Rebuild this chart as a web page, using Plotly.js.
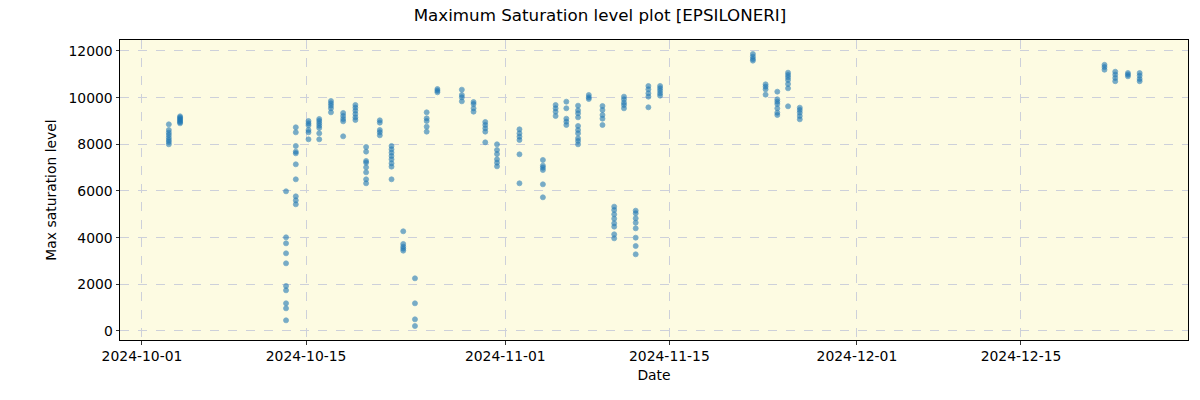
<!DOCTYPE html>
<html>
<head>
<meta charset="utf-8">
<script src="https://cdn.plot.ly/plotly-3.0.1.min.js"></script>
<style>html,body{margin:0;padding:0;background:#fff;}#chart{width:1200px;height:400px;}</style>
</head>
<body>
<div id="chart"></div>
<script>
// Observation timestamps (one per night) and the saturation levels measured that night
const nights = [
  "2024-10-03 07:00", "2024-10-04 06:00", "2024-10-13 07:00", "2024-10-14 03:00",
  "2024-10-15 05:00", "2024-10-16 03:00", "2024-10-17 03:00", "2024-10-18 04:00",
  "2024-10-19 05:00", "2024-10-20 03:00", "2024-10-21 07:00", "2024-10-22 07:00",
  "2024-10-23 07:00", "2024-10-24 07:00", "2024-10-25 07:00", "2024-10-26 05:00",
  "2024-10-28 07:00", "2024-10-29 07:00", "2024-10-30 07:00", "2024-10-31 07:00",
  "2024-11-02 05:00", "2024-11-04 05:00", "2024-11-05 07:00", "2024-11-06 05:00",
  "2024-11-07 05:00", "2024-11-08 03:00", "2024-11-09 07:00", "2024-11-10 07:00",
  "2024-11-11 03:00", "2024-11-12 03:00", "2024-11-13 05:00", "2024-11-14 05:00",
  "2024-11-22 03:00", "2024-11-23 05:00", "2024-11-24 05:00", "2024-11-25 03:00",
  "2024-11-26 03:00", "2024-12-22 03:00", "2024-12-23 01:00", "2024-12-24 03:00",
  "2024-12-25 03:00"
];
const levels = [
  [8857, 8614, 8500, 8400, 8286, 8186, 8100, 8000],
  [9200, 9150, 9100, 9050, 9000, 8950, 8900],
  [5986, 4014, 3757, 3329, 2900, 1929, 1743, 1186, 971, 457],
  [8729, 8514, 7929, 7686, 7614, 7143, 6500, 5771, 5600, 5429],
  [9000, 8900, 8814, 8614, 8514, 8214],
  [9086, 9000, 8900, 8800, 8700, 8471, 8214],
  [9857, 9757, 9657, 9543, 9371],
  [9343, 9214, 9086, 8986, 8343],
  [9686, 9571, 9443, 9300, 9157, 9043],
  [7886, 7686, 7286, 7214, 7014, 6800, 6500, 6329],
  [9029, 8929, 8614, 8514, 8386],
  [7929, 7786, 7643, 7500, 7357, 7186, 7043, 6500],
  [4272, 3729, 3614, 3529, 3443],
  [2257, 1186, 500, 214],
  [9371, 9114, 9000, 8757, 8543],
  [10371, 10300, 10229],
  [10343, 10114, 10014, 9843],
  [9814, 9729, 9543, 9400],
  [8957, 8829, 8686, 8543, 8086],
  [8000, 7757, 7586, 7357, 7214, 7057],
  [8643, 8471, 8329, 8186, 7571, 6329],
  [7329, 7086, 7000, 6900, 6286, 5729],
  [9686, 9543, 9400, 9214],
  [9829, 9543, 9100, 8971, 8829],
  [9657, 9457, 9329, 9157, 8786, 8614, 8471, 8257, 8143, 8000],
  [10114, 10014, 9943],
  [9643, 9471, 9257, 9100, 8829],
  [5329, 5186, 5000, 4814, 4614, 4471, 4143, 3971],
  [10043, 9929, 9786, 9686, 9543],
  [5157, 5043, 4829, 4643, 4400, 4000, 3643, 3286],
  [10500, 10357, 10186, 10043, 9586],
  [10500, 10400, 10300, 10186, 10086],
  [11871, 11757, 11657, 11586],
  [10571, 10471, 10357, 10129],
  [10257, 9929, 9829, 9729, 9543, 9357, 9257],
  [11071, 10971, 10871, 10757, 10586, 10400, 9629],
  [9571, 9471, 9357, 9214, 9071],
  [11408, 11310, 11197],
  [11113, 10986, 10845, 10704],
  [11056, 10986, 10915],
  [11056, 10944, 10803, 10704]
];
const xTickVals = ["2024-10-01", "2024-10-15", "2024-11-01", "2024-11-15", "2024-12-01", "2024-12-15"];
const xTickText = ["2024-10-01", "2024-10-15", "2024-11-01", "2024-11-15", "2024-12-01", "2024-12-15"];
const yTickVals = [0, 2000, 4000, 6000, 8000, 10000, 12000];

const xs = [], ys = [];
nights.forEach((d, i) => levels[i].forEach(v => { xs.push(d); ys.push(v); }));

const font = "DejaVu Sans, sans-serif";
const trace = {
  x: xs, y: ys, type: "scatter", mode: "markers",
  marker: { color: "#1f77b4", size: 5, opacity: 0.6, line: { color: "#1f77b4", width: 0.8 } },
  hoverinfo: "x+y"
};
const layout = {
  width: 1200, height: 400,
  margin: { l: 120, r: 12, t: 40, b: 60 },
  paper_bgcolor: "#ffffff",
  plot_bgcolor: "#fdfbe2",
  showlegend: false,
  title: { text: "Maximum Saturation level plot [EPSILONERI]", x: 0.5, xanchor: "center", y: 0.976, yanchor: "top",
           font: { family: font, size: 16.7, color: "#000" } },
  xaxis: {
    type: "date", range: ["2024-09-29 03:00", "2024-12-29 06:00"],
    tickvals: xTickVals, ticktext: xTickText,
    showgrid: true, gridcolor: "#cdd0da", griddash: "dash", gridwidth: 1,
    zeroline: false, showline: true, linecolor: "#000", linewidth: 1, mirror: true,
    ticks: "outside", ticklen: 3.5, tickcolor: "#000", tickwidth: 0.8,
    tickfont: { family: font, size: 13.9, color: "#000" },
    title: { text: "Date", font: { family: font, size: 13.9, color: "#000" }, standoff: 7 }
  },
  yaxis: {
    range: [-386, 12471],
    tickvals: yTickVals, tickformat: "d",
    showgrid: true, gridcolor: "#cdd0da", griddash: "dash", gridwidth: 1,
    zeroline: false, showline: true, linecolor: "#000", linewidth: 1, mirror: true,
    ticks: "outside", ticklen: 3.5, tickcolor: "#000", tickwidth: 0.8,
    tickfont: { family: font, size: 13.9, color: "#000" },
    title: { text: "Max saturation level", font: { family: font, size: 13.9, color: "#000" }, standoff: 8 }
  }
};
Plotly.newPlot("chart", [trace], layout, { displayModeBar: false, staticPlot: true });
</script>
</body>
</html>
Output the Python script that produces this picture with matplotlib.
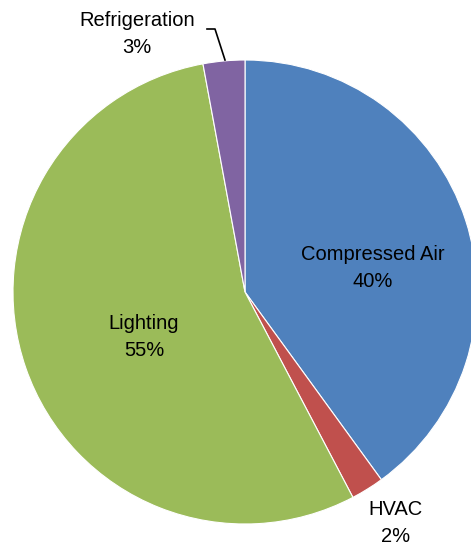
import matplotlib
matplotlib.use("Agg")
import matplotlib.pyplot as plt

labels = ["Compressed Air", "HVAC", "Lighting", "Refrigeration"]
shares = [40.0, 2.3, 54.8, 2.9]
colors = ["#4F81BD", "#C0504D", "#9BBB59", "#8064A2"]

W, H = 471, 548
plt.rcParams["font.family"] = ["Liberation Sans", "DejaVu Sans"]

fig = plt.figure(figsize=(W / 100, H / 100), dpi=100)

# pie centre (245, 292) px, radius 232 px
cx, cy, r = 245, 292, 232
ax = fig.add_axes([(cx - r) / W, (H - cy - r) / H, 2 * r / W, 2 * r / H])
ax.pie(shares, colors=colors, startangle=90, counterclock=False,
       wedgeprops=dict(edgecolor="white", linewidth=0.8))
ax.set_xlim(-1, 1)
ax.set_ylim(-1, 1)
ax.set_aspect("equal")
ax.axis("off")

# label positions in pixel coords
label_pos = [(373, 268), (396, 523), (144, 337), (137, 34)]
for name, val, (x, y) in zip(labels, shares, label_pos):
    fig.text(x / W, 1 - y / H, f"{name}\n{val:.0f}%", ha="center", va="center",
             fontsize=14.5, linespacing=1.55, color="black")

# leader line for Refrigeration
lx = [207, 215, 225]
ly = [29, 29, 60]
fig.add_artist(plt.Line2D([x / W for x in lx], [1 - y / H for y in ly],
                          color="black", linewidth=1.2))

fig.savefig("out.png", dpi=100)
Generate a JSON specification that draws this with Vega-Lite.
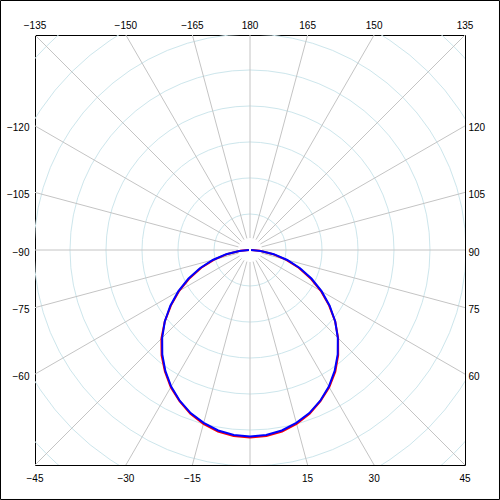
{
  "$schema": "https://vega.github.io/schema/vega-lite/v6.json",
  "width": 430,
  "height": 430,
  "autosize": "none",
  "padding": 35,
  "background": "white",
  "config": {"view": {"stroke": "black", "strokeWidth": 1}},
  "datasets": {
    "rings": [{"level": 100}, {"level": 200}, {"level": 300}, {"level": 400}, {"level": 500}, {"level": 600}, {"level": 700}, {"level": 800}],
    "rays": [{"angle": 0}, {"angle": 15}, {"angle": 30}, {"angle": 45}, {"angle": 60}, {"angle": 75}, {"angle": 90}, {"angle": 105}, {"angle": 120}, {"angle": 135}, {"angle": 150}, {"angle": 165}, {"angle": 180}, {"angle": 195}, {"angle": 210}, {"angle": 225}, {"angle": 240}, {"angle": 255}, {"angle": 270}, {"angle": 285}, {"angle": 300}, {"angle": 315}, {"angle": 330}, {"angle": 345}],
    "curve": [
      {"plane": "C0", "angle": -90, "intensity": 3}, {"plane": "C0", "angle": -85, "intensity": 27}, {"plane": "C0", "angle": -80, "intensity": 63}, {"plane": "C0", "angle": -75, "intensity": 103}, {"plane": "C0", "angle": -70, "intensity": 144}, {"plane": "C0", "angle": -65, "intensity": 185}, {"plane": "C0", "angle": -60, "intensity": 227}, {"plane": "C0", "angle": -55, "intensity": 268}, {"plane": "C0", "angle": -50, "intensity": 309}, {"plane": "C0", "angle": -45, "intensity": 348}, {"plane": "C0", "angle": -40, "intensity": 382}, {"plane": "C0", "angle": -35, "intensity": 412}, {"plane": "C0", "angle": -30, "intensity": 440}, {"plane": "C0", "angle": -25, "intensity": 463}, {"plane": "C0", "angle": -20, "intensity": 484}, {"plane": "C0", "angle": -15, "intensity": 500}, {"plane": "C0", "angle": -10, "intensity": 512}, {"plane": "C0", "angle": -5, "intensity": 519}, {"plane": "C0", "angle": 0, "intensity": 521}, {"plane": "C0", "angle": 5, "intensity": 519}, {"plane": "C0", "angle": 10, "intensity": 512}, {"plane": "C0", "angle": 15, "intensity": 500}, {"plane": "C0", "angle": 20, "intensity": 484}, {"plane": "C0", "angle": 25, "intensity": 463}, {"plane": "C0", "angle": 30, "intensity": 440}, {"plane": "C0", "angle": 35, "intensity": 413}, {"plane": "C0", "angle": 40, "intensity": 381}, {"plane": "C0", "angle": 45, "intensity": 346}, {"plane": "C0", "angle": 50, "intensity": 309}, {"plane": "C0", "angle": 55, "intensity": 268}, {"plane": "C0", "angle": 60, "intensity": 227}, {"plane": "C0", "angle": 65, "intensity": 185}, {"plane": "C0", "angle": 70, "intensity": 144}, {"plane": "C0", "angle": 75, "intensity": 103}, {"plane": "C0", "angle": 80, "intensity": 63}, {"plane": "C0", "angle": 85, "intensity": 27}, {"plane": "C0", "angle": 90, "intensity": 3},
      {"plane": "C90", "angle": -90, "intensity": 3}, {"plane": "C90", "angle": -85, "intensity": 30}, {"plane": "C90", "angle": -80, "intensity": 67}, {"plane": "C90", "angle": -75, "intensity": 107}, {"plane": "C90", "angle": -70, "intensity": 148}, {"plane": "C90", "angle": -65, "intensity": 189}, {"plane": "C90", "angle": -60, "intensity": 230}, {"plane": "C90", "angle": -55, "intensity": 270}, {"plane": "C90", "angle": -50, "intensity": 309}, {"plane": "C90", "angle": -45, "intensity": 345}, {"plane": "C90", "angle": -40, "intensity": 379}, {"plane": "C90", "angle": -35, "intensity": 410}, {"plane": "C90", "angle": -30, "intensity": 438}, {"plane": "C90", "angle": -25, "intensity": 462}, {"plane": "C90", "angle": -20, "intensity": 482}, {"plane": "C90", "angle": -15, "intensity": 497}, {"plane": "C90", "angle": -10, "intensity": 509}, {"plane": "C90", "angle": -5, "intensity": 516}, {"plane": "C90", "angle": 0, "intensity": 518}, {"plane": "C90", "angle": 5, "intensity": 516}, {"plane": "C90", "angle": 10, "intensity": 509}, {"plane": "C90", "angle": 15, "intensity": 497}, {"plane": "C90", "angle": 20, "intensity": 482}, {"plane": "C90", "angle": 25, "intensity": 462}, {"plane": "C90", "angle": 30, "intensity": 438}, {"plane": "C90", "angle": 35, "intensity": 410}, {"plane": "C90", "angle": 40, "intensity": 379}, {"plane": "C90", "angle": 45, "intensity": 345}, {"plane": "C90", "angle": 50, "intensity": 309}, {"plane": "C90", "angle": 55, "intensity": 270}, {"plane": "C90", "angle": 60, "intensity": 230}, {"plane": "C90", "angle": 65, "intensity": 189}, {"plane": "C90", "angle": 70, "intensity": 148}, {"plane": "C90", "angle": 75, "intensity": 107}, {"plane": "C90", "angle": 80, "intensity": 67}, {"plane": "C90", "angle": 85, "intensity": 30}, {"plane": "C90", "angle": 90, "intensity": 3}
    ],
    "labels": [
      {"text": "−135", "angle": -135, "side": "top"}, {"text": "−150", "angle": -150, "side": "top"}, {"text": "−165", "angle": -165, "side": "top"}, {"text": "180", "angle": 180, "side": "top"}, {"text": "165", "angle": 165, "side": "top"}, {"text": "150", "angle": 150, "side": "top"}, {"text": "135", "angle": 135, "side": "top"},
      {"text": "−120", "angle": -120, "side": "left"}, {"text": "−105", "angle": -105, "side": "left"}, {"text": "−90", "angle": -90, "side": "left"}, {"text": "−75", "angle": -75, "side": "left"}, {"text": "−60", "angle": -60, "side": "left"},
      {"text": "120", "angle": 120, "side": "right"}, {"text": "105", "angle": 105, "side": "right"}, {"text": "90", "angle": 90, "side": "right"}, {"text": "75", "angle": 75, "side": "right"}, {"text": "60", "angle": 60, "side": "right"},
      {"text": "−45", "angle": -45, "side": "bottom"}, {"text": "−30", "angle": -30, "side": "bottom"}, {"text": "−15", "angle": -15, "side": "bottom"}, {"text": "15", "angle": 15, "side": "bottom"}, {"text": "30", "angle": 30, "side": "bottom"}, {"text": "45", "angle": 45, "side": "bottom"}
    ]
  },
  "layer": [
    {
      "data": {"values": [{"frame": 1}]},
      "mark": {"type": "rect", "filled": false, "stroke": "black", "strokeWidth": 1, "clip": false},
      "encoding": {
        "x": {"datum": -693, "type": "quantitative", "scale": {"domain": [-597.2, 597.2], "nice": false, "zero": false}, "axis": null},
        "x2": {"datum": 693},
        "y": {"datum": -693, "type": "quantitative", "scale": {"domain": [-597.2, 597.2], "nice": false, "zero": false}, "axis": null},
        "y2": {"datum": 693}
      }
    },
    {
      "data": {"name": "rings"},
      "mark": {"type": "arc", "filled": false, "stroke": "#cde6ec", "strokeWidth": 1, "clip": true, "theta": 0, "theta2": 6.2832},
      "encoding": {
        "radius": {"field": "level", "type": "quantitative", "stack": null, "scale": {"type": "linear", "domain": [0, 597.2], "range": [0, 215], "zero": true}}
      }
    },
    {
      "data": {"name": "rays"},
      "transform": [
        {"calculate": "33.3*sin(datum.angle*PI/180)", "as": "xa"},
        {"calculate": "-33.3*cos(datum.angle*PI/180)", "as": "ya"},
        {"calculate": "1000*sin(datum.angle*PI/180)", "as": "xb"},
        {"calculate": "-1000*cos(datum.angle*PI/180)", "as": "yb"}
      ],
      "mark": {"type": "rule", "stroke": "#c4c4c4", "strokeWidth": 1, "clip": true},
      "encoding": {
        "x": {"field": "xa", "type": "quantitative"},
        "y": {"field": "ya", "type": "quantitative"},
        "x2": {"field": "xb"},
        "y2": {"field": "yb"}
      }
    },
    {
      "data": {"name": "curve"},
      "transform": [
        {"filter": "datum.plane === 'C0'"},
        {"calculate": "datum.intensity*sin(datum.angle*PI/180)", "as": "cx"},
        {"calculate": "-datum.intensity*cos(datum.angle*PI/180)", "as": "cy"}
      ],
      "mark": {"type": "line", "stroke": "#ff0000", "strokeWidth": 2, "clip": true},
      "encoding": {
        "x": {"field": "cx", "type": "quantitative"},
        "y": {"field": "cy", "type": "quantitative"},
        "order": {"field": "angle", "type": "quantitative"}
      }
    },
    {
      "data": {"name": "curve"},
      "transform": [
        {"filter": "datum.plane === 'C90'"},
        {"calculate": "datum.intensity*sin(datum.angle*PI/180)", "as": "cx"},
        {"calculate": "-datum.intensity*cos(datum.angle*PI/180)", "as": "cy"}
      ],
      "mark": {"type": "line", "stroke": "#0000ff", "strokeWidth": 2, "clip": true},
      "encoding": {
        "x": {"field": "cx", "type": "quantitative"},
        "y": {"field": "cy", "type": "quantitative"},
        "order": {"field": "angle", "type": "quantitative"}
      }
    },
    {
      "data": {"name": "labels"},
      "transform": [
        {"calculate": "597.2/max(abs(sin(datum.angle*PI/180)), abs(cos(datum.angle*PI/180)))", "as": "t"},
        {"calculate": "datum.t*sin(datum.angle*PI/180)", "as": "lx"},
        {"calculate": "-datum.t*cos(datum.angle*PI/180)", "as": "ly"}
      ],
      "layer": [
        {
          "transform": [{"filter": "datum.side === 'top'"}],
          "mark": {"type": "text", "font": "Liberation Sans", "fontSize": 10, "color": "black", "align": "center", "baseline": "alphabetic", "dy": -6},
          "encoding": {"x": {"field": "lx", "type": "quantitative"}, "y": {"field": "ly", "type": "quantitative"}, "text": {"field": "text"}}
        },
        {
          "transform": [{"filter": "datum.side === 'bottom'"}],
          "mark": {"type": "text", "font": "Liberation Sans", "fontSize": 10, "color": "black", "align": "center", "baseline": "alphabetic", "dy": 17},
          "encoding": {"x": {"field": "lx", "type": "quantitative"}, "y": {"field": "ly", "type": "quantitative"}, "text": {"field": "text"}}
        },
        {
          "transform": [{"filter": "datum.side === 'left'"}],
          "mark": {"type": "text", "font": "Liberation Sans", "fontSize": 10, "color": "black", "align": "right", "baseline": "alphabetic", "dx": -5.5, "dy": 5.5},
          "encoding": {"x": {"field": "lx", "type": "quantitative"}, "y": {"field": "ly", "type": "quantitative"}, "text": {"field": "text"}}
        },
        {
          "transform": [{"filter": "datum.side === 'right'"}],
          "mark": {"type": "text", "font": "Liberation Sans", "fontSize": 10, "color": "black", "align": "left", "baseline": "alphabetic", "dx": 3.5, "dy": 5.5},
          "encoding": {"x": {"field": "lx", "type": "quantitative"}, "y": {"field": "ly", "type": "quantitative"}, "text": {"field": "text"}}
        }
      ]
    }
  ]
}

○ ○ ○ ○ ○ ○ ○

» Exercise prompt: Count the lines of the data that include the string "matplotlib", and give only that number.

» Reply: 4